[Charts and diagrams as code]

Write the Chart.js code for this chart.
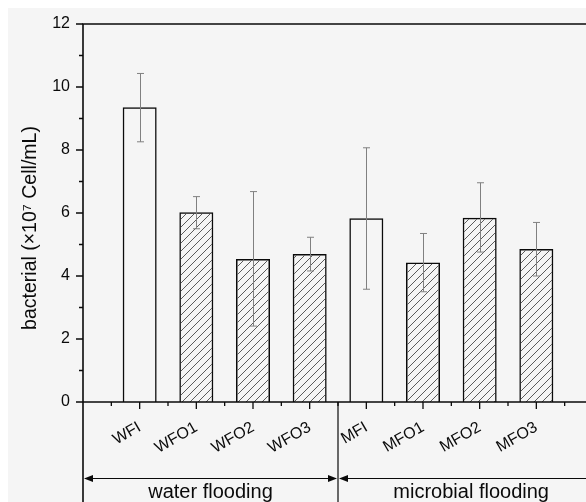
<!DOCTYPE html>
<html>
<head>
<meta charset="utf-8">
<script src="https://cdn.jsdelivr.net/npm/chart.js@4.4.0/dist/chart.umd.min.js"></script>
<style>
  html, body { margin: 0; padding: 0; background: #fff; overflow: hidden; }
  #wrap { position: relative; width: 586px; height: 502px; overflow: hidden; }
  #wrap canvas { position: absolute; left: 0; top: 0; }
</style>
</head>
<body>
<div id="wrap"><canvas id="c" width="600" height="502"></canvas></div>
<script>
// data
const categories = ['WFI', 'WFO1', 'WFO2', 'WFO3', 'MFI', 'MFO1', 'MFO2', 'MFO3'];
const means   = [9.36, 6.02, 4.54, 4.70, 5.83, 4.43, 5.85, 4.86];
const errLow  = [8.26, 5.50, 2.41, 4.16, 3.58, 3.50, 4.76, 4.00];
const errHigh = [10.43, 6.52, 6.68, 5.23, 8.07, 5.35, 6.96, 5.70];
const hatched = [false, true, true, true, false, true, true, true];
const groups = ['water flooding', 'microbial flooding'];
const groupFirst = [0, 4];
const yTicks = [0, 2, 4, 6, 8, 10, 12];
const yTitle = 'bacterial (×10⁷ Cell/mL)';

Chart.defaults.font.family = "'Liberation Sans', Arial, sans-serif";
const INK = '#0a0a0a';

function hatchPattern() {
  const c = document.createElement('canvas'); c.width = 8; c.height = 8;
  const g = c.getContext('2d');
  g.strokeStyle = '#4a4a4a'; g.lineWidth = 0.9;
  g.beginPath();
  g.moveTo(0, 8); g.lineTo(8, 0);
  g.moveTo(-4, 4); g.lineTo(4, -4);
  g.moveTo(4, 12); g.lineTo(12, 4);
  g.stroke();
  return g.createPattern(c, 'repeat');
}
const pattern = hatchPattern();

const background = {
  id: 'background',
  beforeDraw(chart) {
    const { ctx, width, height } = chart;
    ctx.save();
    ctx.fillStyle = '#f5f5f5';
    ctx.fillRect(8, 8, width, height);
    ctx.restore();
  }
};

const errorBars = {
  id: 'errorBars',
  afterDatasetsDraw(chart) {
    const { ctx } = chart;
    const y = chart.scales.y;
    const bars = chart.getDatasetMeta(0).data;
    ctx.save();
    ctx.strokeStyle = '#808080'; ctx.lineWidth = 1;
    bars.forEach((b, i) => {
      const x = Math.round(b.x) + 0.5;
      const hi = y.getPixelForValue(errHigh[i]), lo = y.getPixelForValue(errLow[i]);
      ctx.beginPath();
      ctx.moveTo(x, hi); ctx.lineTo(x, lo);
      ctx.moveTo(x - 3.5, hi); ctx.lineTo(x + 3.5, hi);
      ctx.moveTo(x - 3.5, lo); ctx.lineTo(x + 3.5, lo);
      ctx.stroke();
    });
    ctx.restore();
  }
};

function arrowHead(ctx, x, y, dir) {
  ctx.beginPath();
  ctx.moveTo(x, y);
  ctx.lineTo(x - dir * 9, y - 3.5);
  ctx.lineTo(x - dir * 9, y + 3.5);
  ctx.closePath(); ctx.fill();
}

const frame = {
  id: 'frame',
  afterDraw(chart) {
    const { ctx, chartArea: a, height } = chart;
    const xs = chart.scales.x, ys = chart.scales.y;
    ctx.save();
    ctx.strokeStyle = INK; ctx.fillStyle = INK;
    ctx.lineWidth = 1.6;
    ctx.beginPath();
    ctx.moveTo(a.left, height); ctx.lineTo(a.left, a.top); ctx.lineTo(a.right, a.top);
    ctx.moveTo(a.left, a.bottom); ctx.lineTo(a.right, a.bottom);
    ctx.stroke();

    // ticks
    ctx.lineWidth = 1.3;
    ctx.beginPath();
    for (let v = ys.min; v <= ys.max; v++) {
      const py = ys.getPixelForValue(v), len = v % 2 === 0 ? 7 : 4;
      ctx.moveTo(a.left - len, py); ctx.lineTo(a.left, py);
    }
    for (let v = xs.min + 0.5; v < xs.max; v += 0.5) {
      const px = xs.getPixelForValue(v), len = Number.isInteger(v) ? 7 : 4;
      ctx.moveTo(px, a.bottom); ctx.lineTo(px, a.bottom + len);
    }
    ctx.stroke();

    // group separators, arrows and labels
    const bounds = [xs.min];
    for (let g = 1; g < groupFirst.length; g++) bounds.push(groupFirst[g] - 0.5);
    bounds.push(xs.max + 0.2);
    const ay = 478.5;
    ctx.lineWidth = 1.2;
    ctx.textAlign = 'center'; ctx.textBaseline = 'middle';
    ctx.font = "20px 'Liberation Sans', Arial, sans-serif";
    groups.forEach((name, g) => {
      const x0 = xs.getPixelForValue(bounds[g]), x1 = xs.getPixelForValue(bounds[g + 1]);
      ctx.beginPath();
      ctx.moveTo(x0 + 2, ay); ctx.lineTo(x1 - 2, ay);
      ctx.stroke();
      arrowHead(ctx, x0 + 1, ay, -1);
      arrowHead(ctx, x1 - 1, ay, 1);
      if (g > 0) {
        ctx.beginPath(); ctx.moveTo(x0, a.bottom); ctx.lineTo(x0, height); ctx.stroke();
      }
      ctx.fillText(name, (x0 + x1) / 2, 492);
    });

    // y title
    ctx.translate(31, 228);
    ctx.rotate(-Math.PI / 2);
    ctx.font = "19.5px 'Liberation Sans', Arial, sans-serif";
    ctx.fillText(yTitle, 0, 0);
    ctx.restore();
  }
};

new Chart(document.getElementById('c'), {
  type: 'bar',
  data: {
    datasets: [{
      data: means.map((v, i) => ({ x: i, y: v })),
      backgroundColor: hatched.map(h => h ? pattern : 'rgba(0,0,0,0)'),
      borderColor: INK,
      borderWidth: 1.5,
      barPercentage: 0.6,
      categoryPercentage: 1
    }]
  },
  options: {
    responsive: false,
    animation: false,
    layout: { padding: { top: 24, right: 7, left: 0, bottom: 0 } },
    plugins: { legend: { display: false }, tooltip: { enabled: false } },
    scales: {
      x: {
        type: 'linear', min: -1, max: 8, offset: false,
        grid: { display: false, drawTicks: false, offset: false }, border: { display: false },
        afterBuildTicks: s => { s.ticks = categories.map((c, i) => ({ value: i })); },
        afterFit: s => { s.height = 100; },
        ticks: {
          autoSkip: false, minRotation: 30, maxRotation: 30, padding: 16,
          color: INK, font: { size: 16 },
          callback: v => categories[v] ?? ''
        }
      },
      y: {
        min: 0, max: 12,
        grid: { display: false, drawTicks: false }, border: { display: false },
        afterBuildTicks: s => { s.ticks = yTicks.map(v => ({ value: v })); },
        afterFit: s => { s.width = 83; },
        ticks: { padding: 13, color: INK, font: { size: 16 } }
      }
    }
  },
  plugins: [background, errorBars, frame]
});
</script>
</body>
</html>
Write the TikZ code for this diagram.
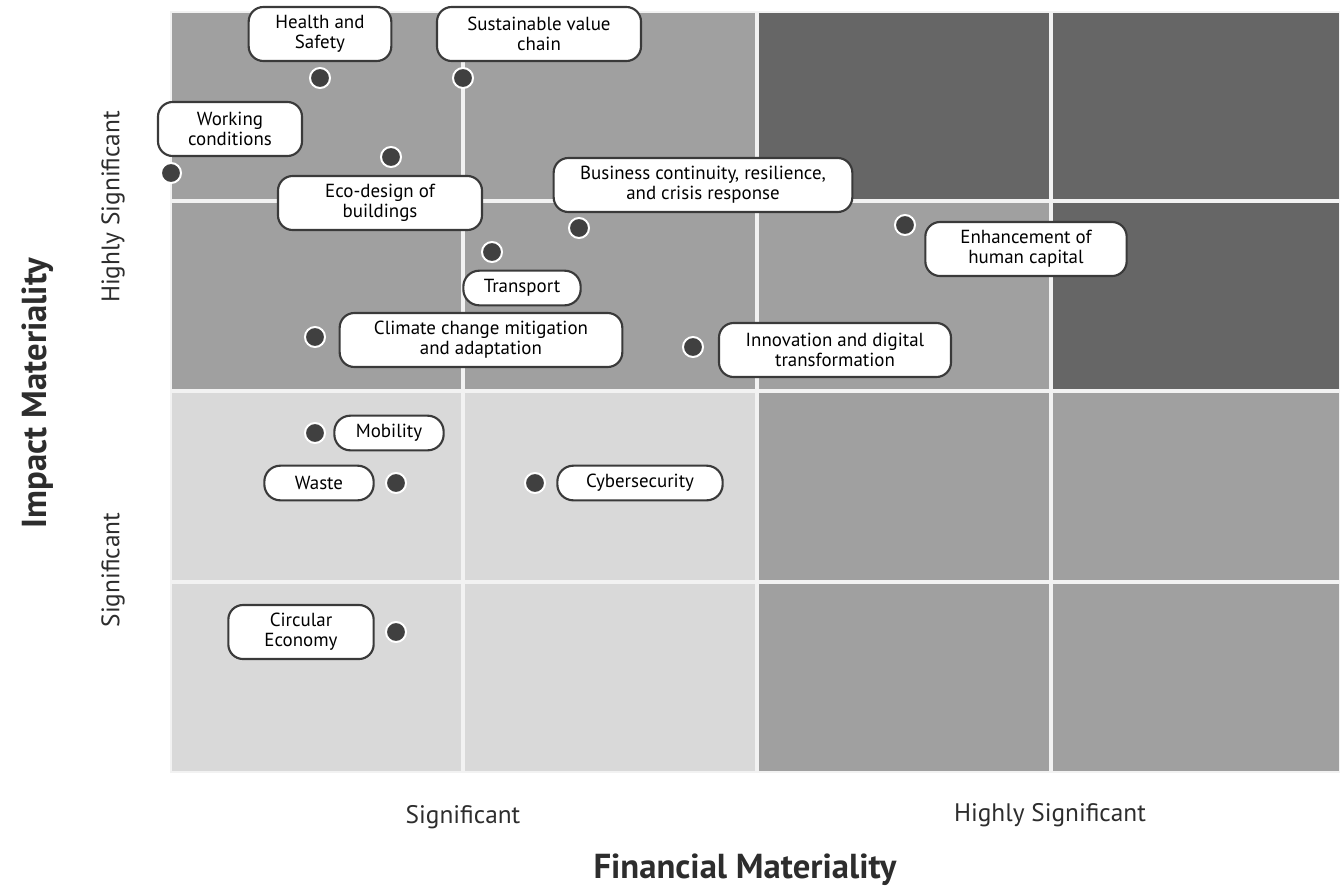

**Exercise goal:** Make a verbatim copy of all the entries and strip out the pictures.

**Completed task:**
Write the Chart.js code for this chart.
<!DOCTYPE html>
<html>
<head>
<meta charset="utf-8">
<script src="https://cdn.jsdelivr.net/npm/chart.js@4.4.0/dist/chart.umd.min.js"></script>
<style>
  html, body { margin: 0; padding: 0; background: #fff; overflow: hidden; }
  #wrap { position: relative; width: 586px; height: 502px; overflow: hidden; }
  #wrap canvas { position: absolute; left: 0; top: 0; }
</style>
</head>
<body>
<div id="wrap"><canvas id="c" width="600" height="502"></canvas></div>
<script>
// data
const categories = ['WFI', 'WFO1', 'WFO2', 'WFO3', 'MFI', 'MFO1', 'MFO2', 'MFO3'];
const means   = [9.36, 6.02, 4.54, 4.70, 5.83, 4.43, 5.85, 4.86];
const errLow  = [8.26, 5.50, 2.41, 4.16, 3.58, 3.50, 4.76, 4.00];
const errHigh = [10.43, 6.52, 6.68, 5.23, 8.07, 5.35, 6.96, 5.70];
const hatched = [false, true, true, true, false, true, true, true];
const groups = ['water flooding', 'microbial flooding'];
const groupFirst = [0, 4];
const yTicks = [0, 2, 4, 6, 8, 10, 12];
const yTitle = 'bacterial (×10⁷ Cell/mL)';

Chart.defaults.font.family = "'Liberation Sans', Arial, sans-serif";
const INK = '#0a0a0a';

function hatchPattern() {
  const c = document.createElement('canvas'); c.width = 8; c.height = 8;
  const g = c.getContext('2d');
  g.strokeStyle = '#4a4a4a'; g.lineWidth = 0.9;
  g.beginPath();
  g.moveTo(0, 8); g.lineTo(8, 0);
  g.moveTo(-4, 4); g.lineTo(4, -4);
  g.moveTo(4, 12); g.lineTo(12, 4);
  g.stroke();
  return g.createPattern(c, 'repeat');
}
const pattern = hatchPattern();

const background = {
  id: 'background',
  beforeDraw(chart) {
    const { ctx, width, height } = chart;
    ctx.save();
    ctx.fillStyle = '#f5f5f5';
    ctx.fillRect(8, 8, width, height);
    ctx.restore();
  }
};

const errorBars = {
  id: 'errorBars',
  afterDatasetsDraw(chart) {
    const { ctx } = chart;
    const y = chart.scales.y;
    const bars = chart.getDatasetMeta(0).data;
    ctx.save();
    ctx.strokeStyle = '#808080'; ctx.lineWidth = 1;
    bars.forEach((b, i) => {
      const x = Math.round(b.x) + 0.5;
      const hi = y.getPixelForValue(errHigh[i]), lo = y.getPixelForValue(errLow[i]);
      ctx.beginPath();
      ctx.moveTo(x, hi); ctx.lineTo(x, lo);
      ctx.moveTo(x - 3.5, hi); ctx.lineTo(x + 3.5, hi);
      ctx.moveTo(x - 3.5, lo); ctx.lineTo(x + 3.5, lo);
      ctx.stroke();
    });
    ctx.restore();
  }
};

function arrowHead(ctx, x, y, dir) {
  ctx.beginPath();
  ctx.moveTo(x, y);
  ctx.lineTo(x - dir * 9, y - 3.5);
  ctx.lineTo(x - dir * 9, y + 3.5);
  ctx.closePath(); ctx.fill();
}

const frame = {
  id: 'frame',
  afterDraw(chart) {
    const { ctx, chartArea: a, height } = chart;
    const xs = chart.scales.x, ys = chart.scales.y;
    ctx.save();
    ctx.strokeStyle = INK; ctx.fillStyle = INK;
    ctx.lineWidth = 1.6;
    ctx.beginPath();
    ctx.moveTo(a.left, height); ctx.lineTo(a.left, a.top); ctx.lineTo(a.right, a.top);
    ctx.moveTo(a.left, a.bottom); ctx.lineTo(a.right, a.bottom);
    ctx.stroke();

    // ticks
    ctx.lineWidth = 1.3;
    ctx.beginPath();
    for (let v = ys.min; v <= ys.max; v++) {
      const py = ys.getPixelForValue(v), len = v % 2 === 0 ? 7 : 4;
      ctx.moveTo(a.left - len, py); ctx.lineTo(a.left, py);
    }
    for (let v = xs.min + 0.5; v < xs.max; v += 0.5) {
      const px = xs.getPixelForValue(v), len = Number.isInteger(v) ? 7 : 4;
      ctx.moveTo(px, a.bottom); ctx.lineTo(px, a.bottom + len);
    }
    ctx.stroke();

    // group separators, arrows and labels
    const bounds = [xs.min];
    for (let g = 1; g < groupFirst.length; g++) bounds.push(groupFirst[g] - 0.5);
    bounds.push(xs.max + 0.2);
    const ay = 478.5;
    ctx.lineWidth = 1.2;
    ctx.textAlign = 'center'; ctx.textBaseline = 'middle';
    ctx.font = "20px 'Liberation Sans', Arial, sans-serif";
    groups.forEach((name, g) => {
      const x0 = xs.getPixelForValue(bounds[g]), x1 = xs.getPixelForValue(bounds[g + 1]);
      ctx.beginPath();
      ctx.moveTo(x0 + 2, ay); ctx.lineTo(x1 - 2, ay);
      ctx.stroke();
      arrowHead(ctx, x0 + 1, ay, -1);
      arrowHead(ctx, x1 - 1, ay, 1);
      if (g > 0) {
        ctx.beginPath(); ctx.moveTo(x0, a.bottom); ctx.lineTo(x0, height); ctx.stroke();
      }
      ctx.fillText(name, (x0 + x1) / 2, 492);
    });

    // y title
    ctx.translate(31, 228);
    ctx.rotate(-Math.PI / 2);
    ctx.font = "19.5px 'Liberation Sans', Arial, sans-serif";
    ctx.fillText(yTitle, 0, 0);
    ctx.restore();
  }
};

new Chart(document.getElementById('c'), {
  type: 'bar',
  data: {
    datasets: [{
      data: means.map((v, i) => ({ x: i, y: v })),
      backgroundColor: hatched.map(h => h ? pattern : 'rgba(0,0,0,0)'),
      borderColor: INK,
      borderWidth: 1.5,
      barPercentage: 0.6,
      categoryPercentage: 1
    }]
  },
  options: {
    responsive: false,
    animation: false,
    layout: { padding: { top: 24, right: 7, left: 0, bottom: 0 } },
    plugins: { legend: { display: false }, tooltip: { enabled: false } },
    scales: {
      x: {
        type: 'linear', min: -1, max: 8, offset: false,
        grid: { display: false, drawTicks: false, offset: false }, border: { display: false },
        afterBuildTicks: s => { s.ticks = categories.map((c, i) => ({ value: i })); },
        afterFit: s => { s.height = 100; },
        ticks: {
          autoSkip: false, minRotation: 30, maxRotation: 30, padding: 16,
          color: INK, font: { size: 16 },
          callback: v => categories[v] ?? ''
        }
      },
      y: {
        min: 0, max: 12,
        grid: { display: false, drawTicks: false }, border: { display: false },
        afterBuildTicks: s => { s.ticks = yTicks.map(v => ({ value: v })); },
        afterFit: s => { s.width = 83; },
        ticks: { padding: 13, color: INK, font: { size: 16 } }
      }
    }
  },
  plugins: [background, errorBars, frame]
});
</script>
</body>
</html>
Write the TikZ code for this diagram.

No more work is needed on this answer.